▸ YOUR OBJECTIVE:
Select, from the material below, each line with "this" in it.

-----

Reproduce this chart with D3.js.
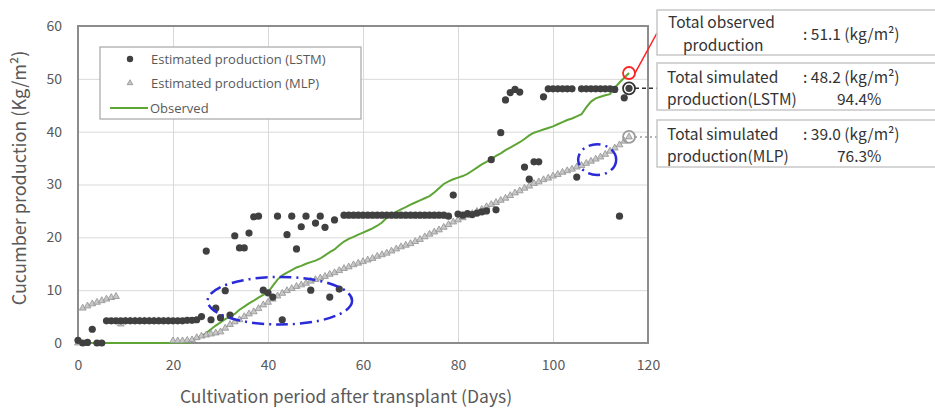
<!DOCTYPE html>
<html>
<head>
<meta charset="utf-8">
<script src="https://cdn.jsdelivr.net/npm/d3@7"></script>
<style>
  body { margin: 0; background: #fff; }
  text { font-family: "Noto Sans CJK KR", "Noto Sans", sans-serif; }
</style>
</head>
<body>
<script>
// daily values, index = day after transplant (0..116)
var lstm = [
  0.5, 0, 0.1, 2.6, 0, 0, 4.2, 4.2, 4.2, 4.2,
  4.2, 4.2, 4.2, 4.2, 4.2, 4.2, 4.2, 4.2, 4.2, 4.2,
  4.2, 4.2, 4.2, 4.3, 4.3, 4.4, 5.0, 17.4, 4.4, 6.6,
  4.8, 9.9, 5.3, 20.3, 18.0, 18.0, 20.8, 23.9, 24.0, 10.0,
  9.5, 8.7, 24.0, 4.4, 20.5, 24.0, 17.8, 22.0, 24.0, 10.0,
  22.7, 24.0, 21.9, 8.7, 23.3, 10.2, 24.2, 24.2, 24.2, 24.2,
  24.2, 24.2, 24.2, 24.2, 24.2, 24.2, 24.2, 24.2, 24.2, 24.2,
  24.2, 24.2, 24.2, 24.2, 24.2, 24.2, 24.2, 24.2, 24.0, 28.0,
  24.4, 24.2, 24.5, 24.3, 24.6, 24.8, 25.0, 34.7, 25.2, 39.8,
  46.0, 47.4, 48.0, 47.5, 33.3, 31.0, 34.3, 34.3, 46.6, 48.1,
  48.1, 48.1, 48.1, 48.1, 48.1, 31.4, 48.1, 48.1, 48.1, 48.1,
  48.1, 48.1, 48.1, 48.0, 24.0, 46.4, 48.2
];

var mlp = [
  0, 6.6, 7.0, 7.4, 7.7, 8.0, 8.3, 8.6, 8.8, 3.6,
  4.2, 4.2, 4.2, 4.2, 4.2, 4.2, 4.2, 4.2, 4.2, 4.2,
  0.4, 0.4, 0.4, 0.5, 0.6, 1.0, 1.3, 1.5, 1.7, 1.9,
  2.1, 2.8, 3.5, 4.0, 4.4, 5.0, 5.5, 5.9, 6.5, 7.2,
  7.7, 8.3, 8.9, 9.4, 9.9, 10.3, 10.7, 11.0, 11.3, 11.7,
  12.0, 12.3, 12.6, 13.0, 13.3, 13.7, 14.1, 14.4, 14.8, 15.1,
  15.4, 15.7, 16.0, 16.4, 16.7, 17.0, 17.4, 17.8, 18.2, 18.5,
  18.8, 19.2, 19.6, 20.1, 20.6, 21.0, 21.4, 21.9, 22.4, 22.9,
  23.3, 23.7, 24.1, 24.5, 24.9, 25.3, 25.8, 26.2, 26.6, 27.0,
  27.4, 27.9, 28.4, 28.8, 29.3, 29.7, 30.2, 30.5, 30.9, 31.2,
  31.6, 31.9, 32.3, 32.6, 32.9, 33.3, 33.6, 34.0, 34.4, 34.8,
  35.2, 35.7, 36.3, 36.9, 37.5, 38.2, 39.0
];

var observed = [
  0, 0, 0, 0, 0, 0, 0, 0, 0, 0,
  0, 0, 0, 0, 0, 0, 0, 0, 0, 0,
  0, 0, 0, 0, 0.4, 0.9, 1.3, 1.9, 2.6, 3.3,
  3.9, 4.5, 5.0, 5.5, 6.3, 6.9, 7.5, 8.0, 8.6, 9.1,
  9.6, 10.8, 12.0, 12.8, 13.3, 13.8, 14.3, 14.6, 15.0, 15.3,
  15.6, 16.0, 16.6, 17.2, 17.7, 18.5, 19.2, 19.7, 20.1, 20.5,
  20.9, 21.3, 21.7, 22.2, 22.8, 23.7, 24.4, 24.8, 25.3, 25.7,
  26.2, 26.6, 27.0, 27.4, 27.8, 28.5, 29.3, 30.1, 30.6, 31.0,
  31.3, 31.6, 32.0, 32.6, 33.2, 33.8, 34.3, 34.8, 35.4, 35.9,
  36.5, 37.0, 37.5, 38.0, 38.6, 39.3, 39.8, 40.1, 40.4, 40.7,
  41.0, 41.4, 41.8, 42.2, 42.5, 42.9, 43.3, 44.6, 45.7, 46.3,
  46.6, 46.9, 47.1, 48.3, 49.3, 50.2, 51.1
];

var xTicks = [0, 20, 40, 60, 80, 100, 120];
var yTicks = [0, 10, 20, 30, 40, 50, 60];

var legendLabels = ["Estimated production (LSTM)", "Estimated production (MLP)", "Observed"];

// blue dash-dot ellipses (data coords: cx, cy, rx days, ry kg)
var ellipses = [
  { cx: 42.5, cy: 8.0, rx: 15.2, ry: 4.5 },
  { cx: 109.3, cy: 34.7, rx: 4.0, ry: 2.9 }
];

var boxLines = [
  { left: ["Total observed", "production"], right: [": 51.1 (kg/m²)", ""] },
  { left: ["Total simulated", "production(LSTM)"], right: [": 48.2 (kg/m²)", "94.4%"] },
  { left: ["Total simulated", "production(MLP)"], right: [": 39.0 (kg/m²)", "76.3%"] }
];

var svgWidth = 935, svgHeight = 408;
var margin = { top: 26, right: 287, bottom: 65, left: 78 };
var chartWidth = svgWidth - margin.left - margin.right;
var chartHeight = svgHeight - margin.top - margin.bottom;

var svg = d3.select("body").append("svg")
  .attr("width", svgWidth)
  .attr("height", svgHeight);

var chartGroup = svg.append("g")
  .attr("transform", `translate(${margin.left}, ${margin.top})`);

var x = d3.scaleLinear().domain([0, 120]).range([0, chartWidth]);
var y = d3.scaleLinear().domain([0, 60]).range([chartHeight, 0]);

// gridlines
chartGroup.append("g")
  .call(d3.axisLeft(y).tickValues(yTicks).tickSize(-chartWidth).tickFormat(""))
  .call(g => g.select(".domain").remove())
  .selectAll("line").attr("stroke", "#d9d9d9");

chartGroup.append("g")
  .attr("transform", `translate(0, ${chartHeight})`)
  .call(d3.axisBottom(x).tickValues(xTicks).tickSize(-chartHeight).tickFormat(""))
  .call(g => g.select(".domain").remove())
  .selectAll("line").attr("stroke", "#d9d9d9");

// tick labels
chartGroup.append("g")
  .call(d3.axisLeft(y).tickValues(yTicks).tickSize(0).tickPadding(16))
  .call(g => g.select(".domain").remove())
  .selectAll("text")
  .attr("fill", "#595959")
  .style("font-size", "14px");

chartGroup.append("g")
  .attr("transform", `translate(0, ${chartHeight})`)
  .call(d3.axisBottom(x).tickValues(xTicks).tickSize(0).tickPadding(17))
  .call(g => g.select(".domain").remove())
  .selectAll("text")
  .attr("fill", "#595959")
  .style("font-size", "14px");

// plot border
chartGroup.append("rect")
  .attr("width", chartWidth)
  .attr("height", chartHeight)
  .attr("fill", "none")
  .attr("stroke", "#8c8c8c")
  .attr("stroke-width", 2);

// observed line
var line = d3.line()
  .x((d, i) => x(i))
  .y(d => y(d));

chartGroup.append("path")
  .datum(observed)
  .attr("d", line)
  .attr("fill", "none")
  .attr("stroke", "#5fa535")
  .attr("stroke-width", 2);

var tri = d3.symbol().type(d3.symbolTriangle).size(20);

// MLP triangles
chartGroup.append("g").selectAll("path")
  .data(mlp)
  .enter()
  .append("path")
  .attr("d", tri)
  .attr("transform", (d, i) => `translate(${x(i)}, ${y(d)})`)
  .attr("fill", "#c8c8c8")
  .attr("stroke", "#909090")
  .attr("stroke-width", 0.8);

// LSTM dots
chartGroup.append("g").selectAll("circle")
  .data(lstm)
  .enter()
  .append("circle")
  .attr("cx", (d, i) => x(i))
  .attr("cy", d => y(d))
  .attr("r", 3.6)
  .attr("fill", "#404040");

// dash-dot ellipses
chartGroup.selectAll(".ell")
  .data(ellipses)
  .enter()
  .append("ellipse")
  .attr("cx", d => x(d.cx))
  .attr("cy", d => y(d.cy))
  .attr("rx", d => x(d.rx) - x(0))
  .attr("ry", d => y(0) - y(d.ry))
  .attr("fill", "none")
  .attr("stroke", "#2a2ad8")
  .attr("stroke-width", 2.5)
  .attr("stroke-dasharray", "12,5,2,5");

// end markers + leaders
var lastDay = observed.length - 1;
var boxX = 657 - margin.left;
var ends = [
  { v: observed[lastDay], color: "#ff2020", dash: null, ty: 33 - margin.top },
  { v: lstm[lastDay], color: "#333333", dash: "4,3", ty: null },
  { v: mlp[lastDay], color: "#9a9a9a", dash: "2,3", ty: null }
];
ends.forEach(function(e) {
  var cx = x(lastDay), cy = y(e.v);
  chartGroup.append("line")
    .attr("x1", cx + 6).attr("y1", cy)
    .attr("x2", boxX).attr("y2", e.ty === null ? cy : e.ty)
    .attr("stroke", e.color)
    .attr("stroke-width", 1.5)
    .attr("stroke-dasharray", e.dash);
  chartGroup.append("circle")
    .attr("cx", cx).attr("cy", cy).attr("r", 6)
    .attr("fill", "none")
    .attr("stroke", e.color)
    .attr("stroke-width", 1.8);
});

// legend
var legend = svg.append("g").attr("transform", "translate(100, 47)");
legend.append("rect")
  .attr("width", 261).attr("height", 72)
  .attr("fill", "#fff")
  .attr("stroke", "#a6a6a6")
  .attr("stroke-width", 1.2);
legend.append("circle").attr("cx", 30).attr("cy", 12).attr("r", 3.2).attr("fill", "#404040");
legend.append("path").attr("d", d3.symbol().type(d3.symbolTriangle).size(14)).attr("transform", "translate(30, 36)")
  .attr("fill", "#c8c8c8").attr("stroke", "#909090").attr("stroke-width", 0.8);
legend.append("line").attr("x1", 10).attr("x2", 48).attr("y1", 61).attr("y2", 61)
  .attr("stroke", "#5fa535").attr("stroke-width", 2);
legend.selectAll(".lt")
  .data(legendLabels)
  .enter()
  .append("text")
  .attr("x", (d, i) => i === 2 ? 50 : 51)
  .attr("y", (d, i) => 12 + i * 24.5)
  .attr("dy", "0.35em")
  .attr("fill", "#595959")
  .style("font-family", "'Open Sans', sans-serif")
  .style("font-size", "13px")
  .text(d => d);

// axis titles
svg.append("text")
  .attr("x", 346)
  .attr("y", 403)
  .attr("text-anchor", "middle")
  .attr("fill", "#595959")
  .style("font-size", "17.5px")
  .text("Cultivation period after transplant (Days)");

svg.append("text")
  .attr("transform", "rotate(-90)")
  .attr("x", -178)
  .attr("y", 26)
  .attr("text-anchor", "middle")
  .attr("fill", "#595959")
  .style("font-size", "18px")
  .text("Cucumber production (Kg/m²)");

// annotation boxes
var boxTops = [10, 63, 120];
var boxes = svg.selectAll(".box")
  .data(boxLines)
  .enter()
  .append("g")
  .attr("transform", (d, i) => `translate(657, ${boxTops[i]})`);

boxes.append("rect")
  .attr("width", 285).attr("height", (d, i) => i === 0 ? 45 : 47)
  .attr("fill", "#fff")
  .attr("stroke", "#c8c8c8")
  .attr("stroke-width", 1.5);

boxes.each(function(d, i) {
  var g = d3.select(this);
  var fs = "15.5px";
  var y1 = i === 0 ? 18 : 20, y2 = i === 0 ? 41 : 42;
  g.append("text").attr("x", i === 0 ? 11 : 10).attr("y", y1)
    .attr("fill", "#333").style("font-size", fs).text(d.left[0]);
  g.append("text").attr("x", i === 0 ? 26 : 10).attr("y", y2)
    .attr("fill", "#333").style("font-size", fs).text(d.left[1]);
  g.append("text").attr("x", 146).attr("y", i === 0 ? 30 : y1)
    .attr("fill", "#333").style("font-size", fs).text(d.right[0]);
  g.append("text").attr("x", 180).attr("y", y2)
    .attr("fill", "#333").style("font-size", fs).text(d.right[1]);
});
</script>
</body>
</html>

-----

▸ THE SOLUTION:
Reproduce this chart with D3.js.
  var g = d3.select(this);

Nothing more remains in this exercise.